▽

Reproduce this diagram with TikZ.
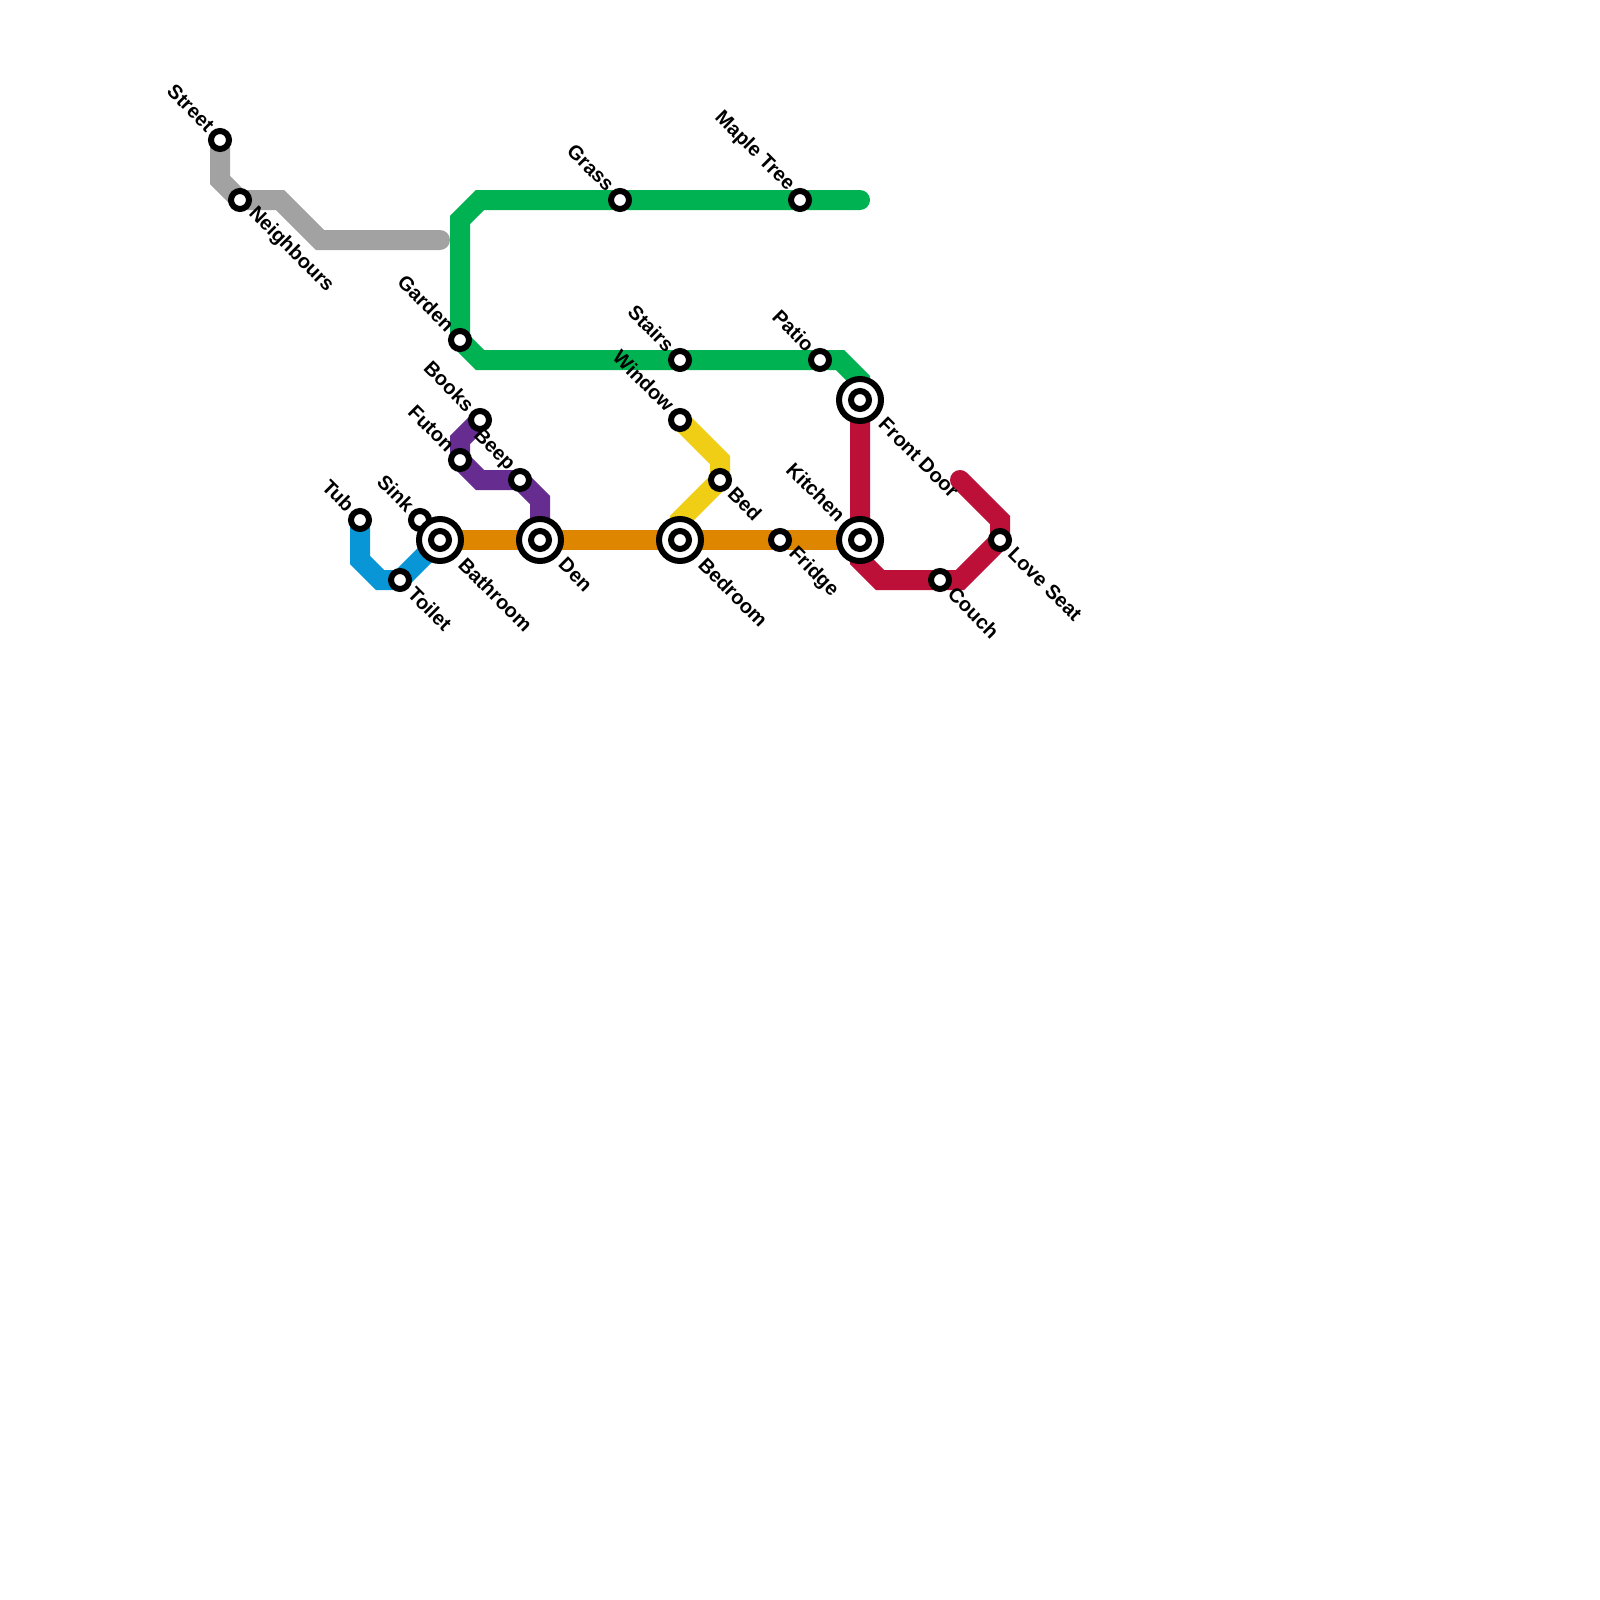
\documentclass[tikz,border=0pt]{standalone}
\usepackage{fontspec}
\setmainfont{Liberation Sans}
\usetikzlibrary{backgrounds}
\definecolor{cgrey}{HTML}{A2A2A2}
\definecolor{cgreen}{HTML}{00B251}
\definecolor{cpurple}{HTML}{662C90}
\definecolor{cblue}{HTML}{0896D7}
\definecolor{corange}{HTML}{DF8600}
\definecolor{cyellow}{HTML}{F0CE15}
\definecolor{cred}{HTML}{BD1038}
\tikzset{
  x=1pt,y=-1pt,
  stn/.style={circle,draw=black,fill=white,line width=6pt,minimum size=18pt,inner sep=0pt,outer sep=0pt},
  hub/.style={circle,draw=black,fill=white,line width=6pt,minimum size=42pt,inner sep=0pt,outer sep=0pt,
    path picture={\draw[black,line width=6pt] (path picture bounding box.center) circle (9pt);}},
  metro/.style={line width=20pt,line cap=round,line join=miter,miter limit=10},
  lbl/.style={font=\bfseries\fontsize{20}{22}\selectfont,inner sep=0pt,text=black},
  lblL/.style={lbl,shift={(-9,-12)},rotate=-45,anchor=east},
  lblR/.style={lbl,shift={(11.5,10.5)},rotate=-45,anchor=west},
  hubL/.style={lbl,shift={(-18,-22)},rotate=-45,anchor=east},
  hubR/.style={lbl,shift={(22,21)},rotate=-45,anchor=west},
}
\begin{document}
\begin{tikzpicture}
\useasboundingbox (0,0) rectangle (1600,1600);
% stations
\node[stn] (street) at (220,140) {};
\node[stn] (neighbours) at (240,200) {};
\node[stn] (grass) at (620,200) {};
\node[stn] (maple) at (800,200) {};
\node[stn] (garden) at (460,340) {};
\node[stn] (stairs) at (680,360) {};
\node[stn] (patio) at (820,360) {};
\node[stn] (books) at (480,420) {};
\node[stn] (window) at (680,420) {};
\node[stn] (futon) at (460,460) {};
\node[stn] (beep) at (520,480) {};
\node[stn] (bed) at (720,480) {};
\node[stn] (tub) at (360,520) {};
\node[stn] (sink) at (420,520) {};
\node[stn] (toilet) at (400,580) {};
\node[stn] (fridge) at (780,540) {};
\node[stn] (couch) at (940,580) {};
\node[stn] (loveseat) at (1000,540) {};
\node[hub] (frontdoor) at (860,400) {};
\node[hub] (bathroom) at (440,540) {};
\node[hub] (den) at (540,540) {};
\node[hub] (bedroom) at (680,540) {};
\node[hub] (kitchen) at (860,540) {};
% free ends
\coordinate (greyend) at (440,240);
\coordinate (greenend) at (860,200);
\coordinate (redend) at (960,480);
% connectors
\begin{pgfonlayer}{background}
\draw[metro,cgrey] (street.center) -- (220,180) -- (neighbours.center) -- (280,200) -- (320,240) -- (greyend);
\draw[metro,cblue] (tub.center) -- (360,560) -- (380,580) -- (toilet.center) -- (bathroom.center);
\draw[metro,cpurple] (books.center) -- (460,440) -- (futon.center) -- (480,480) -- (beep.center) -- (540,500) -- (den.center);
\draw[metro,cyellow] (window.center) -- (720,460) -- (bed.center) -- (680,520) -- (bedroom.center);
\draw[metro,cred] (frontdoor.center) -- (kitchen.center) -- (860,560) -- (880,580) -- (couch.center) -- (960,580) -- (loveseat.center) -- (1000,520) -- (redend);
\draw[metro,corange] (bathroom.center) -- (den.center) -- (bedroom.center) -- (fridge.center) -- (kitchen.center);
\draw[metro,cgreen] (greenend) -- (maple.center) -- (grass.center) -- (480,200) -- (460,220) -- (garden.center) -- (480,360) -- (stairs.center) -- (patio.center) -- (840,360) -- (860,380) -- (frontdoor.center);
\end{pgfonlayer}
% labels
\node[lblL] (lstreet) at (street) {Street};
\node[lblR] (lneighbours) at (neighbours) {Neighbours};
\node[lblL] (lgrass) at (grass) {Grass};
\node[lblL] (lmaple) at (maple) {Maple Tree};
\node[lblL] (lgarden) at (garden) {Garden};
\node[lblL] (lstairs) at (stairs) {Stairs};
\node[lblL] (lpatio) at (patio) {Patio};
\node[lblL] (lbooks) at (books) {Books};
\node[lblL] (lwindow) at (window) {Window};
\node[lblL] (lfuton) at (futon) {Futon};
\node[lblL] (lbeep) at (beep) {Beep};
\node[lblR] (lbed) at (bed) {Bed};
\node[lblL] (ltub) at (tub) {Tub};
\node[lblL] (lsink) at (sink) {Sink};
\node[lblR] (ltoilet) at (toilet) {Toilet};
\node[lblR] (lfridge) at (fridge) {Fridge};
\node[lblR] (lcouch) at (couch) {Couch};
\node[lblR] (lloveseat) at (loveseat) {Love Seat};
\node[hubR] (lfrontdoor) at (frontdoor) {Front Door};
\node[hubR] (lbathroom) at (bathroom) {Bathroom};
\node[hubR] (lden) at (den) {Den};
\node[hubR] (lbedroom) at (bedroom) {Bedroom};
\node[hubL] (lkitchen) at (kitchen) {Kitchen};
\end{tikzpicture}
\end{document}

△

The task ▸ Repeat the data exactly, without the pictures.

Answer to the exercise ▸
Reproduce this diagram with TikZ.
\documentclass[tikz,border=0pt]{standalone}
\usepackage{fontspec}
\setmainfont{Liberation Sans}
\usetikzlibrary{backgrounds}
\definecolor{cgrey}{HTML}{A2A2A2}
\definecolor{cgreen}{HTML}{00B251}
\definecolor{cpurple}{HTML}{662C90}
\definecolor{cblue}{HTML}{0896D7}
\definecolor{corange}{HTML}{DF8600}
\definecolor{cyellow}{HTML}{F0CE15}
\definecolor{cred}{HTML}{BD1038}
\tikzset{
  x=1pt,y=-1pt,
  stn/.style={circle,draw=black,fill=white,line width=6pt,minimum size=18pt,inner sep=0pt,outer sep=0pt},
  hub/.style={circle,draw=black,fill=white,line width=6pt,minimum size=42pt,inner sep=0pt,outer sep=0pt,
    path picture={\draw[black,line width=6pt] (path picture bounding box.center) circle (9pt);}},
  metro/.style={line width=20pt,line cap=round,line join=miter,miter limit=10},
  lbl/.style={font=\bfseries\fontsize{20}{22}\selectfont,inner sep=0pt,text=black},
  lblL/.style={lbl,shift={(-9,-12)},rotate=-45,anchor=east},
  lblR/.style={lbl,shift={(11.5,10.5)},rotate=-45,anchor=west},
  hubL/.style={lbl,shift={(-18,-22)},rotate=-45,anchor=east},
  hubR/.style={lbl,shift={(22,21)},rotate=-45,anchor=west},
}
\begin{document}
\begin{tikzpicture}
\useasboundingbox (0,0) rectangle (1600,1600);
% stations
\node[stn] (street) at (220,140) {};
\node[stn] (neighbours) at (240,200) {};
\node[stn] (grass) at (620,200) {};
\node[stn] (maple) at (800,200) {};
\node[stn] (garden) at (460,340) {};
\node[stn] (stairs) at (680,360) {};
\node[stn] (patio) at (820,360) {};
\node[stn] (books) at (480,420) {};
\node[stn] (window) at (680,420) {};
\node[stn] (futon) at (460,460) {};
\node[stn] (beep) at (520,480) {};
\node[stn] (bed) at (720,480) {};
\node[stn] (tub) at (360,520) {};
\node[stn] (sink) at (420,520) {};
\node[stn] (toilet) at (400,580) {};
\node[stn] (fridge) at (780,540) {};
\node[stn] (couch) at (940,580) {};
\node[stn] (loveseat) at (1000,540) {};
\node[hub] (frontdoor) at (860,400) {};
\node[hub] (bathroom) at (440,540) {};
\node[hub] (den) at (540,540) {};
\node[hub] (bedroom) at (680,540) {};
\node[hub] (kitchen) at (860,540) {};
% free ends
\coordinate (greyend) at (440,240);
\coordinate (greenend) at (860,200);
\coordinate (redend) at (960,480);
% connectors
\begin{pgfonlayer}{background}
\draw[metro,cgrey] (street.center) -- (220,180) -- (neighbours.center) -- (280,200) -- (320,240) -- (greyend);
\draw[metro,cblue] (tub.center) -- (360,560) -- (380,580) -- (toilet.center) -- (bathroom.center);
\draw[metro,cpurple] (books.center) -- (460,440) -- (futon.center) -- (480,480) -- (beep.center) -- (540,500) -- (den.center);
\draw[metro,cyellow] (window.center) -- (720,460) -- (bed.center) -- (680,520) -- (bedroom.center);
\draw[metro,cred] (frontdoor.center) -- (kitchen.center) -- (860,560) -- (880,580) -- (couch.center) -- (960,580) -- (loveseat.center) -- (1000,520) -- (redend);
\draw[metro,corange] (bathroom.center) -- (den.center) -- (bedroom.center) -- (fridge.center) -- (kitchen.center);
\draw[metro,cgreen] (greenend) -- (maple.center) -- (grass.center) -- (480,200) -- (460,220) -- (garden.center) -- (480,360) -- (stairs.center) -- (patio.center) -- (840,360) -- (860,380) -- (frontdoor.center);
\end{pgfonlayer}
% labels
\node[lblL] (lstreet) at (street) {Street};
\node[lblR] (lneighbours) at (neighbours) {Neighbours};
\node[lblL] (lgrass) at (grass) {Grass};
\node[lblL] (lmaple) at (maple) {Maple Tree};
\node[lblL] (lgarden) at (garden) {Garden};
\node[lblL] (lstairs) at (stairs) {Stairs};
\node[lblL] (lpatio) at (patio) {Patio};
\node[lblL] (lbooks) at (books) {Books};
\node[lblL] (lwindow) at (window) {Window};
\node[lblL] (lfuton) at (futon) {Futon};
\node[lblL] (lbeep) at (beep) {Beep};
\node[lblR] (lbed) at (bed) {Bed};
\node[lblL] (ltub) at (tub) {Tub};
\node[lblL] (lsink) at (sink) {Sink};
\node[lblR] (ltoilet) at (toilet) {Toilet};
\node[lblR] (lfridge) at (fridge) {Fridge};
\node[lblR] (lcouch) at (couch) {Couch};
\node[lblR] (lloveseat) at (loveseat) {Love Seat};
\node[hubR] (lfrontdoor) at (frontdoor) {Front Door};
\node[hubR] (lbathroom) at (bathroom) {Bathroom};
\node[hubR] (lden) at (den) {Den};
\node[hubR] (lbedroom) at (bedroom) {Bedroom};
\node[hubL] (lkitchen) at (kitchen) {Kitchen};
\end{tikzpicture}
\end{document}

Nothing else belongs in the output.